Exercise. Return the material word for word. Do not include the pictures.

Information supplied.
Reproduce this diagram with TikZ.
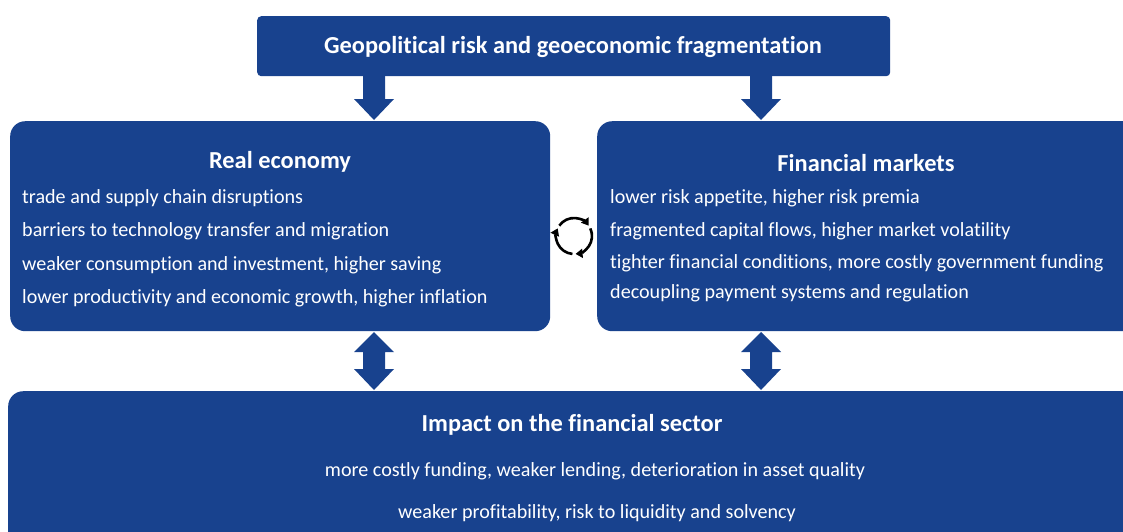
\documentclass[tikz,border=0pt]{standalone}
\usepackage{fontspec}
\setmainfont[Ligatures={NoCommon}]{Carlito}
\usetikzlibrary{arrows.meta}
\definecolor{ecbblue}{RGB}{24,66,142}
\begin{document}
\begin{tikzpicture}[x=1pt,y=-1pt,
 box/.style={fill=ecbblue, draw=none, rounded corners=15pt, inner sep=0pt, anchor=north west},
 ttl/.style={text=white, font=\fontsize{24.4}{28}\selectfont\bfseries, inner sep=0pt},
 itm/.style={text=white, font=\fontsize{20.1}{24}\selectfont, inner sep=0pt, anchor=base west},
 itmc/.style={text=white, font=\fontsize{20.1}{24}\selectfont, inner sep=0pt, anchor=base},
 blk/.style={fill=ecbblue, draw=none},
 cyc/.style={line width=2.6pt, -{Triangle[length=7pt,width=9pt]}}]
\clip (0,0) rectangle (1123,531);
% boxes
\node[box, rounded corners=4pt, minimum width=633pt, minimum height=60pt] (geo) at (257,16) {};
\node[box, minimum width=540pt, minimum height=210pt] (real) at (10,121) {};
\node[box, minimum width=560pt, minimum height=210pt] (fin) at (597,121) {};
\node[box, minimum width=1140pt, minimum height=170pt] (imp) at (8,391) {};
% titles
\node[ttl] (geot) at (573,47) {Geopolitical risk and geoeconomic fragmentation};
\node[ttl] (realt) at (280,162) {Real economy};
\node[ttl] (fint) at (866,163) {Financial markets};
\node[ttl] (impt) at (572,425) {Impact on the financial sector};
% real economy items
\node[itm] (r1) at (22,203) {trade and supply chain disruptions};
\node[itm] (r2) at (22,236) {barriers to technology transfer and migration};
\node[itm] (r3) at (22,270) {weaker consumption and investment, higher saving};
\node[itm] (r4) at (22,303) {lower productivity and economic growth, higher inflation};
% financial markets items
\node[itm] (f1) at (610,203) {lower risk appetite, higher risk premia};
\node[itm] (f2) at (610,236) {fragmented capital flows, higher market volatility};
\node[itm] (f3) at (610,268) {tighter financial conditions, more costly government funding};
\node[itm] (f4) at (610,298) {decoupling payment systems and regulation};
% impact items
\node[itmc] (i1) at (595,476) {more costly funding, weaker lending, deterioration in asset quality};
\node[itmc] (i2) at (597,518) {weaker profitability, risk to liquidity and solvency};
% down arrows
\foreach \ax in {374,761}{
 \fill[blk] (\ax-11,76) -- (\ax+11,76) -- (\ax+11,99) -- (\ax+20,99) -- (\ax,120)
   -- (\ax-20,99) -- (\ax-11,99) -- cycle;
 \fill[blk] (\ax,332) -- (\ax+20,352) -- (\ax+11,352) -- (\ax+11,369) -- (\ax+20,369)
   -- (\ax,390) -- (\ax-20,369) -- (\ax-11,369) -- (\ax-11,352) -- (\ax-20,352) -- cycle;
}
% cycle icon
\begin{scope}[shift={(574,236)}, yscale=-1]
 \draw[cyc] (145:18) arc[start angle=145, end angle=35, radius=18];
 \draw[cyc] (25:18) arc[start angle=25, end angle=-85, radius=18];
 \draw[cyc] (-95:18) arc[start angle=-95, end angle=-205, radius=18];
\end{scope}
\end{tikzpicture}
\end{document}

Result.
Reproduce this diagram with TikZ.
\documentclass[tikz,border=0pt]{standalone}
\usepackage{fontspec}
\setmainfont[Ligatures={NoCommon}]{Carlito}
\usetikzlibrary{arrows.meta}
\definecolor{ecbblue}{RGB}{24,66,142}
\begin{document}
\begin{tikzpicture}[x=1pt,y=-1pt,
 box/.style={fill=ecbblue, draw=none, rounded corners=15pt, inner sep=0pt, anchor=north west},
 ttl/.style={text=white, font=\fontsize{24.4}{28}\selectfont\bfseries, inner sep=0pt},
 itm/.style={text=white, font=\fontsize{20.1}{24}\selectfont, inner sep=0pt, anchor=base west},
 itmc/.style={text=white, font=\fontsize{20.1}{24}\selectfont, inner sep=0pt, anchor=base},
 blk/.style={fill=ecbblue, draw=none},
 cyc/.style={line width=2.6pt, -{Triangle[length=7pt,width=9pt]}}]
\clip (0,0) rectangle (1123,531);
% boxes
\node[box, rounded corners=4pt, minimum width=633pt, minimum height=60pt] (geo) at (257,16) {};
\node[box, minimum width=540pt, minimum height=210pt] (real) at (10,121) {};
\node[box, minimum width=560pt, minimum height=210pt] (fin) at (597,121) {};
\node[box, minimum width=1140pt, minimum height=170pt] (imp) at (8,391) {};
% titles
\node[ttl] (geot) at (573,47) {Geopolitical risk and geoeconomic fragmentation};
\node[ttl] (realt) at (280,162) {Real economy};
\node[ttl] (fint) at (866,163) {Financial markets};
\node[ttl] (impt) at (572,425) {Impact on the financial sector};
% real economy items
\node[itm] (r1) at (22,203) {trade and supply chain disruptions};
\node[itm] (r2) at (22,236) {barriers to technology transfer and migration};
\node[itm] (r3) at (22,270) {weaker consumption and investment, higher saving};
\node[itm] (r4) at (22,303) {lower productivity and economic growth, higher inflation};
% financial markets items
\node[itm] (f1) at (610,203) {lower risk appetite, higher risk premia};
\node[itm] (f2) at (610,236) {fragmented capital flows, higher market volatility};
\node[itm] (f3) at (610,268) {tighter financial conditions, more costly government funding};
\node[itm] (f4) at (610,298) {decoupling payment systems and regulation};
% impact items
\node[itmc] (i1) at (595,476) {more costly funding, weaker lending, deterioration in asset quality};
\node[itmc] (i2) at (597,518) {weaker profitability, risk to liquidity and solvency};
% down arrows
\foreach \ax in {374,761}{
 \fill[blk] (\ax-11,76) -- (\ax+11,76) -- (\ax+11,99) -- (\ax+20,99) -- (\ax,120)
   -- (\ax-20,99) -- (\ax-11,99) -- cycle;
 \fill[blk] (\ax,332) -- (\ax+20,352) -- (\ax+11,352) -- (\ax+11,369) -- (\ax+20,369)
   -- (\ax,390) -- (\ax-20,369) -- (\ax-11,369) -- (\ax-11,352) -- (\ax-20,352) -- cycle;
}
% cycle icon
\begin{scope}[shift={(574,236)}, yscale=-1]
 \draw[cyc] (145:18) arc[start angle=145, end angle=35, radius=18];
 \draw[cyc] (25:18) arc[start angle=25, end angle=-85, radius=18];
 \draw[cyc] (-95:18) arc[start angle=-95, end angle=-205, radius=18];
\end{scope}
\end{tikzpicture}
\end{document}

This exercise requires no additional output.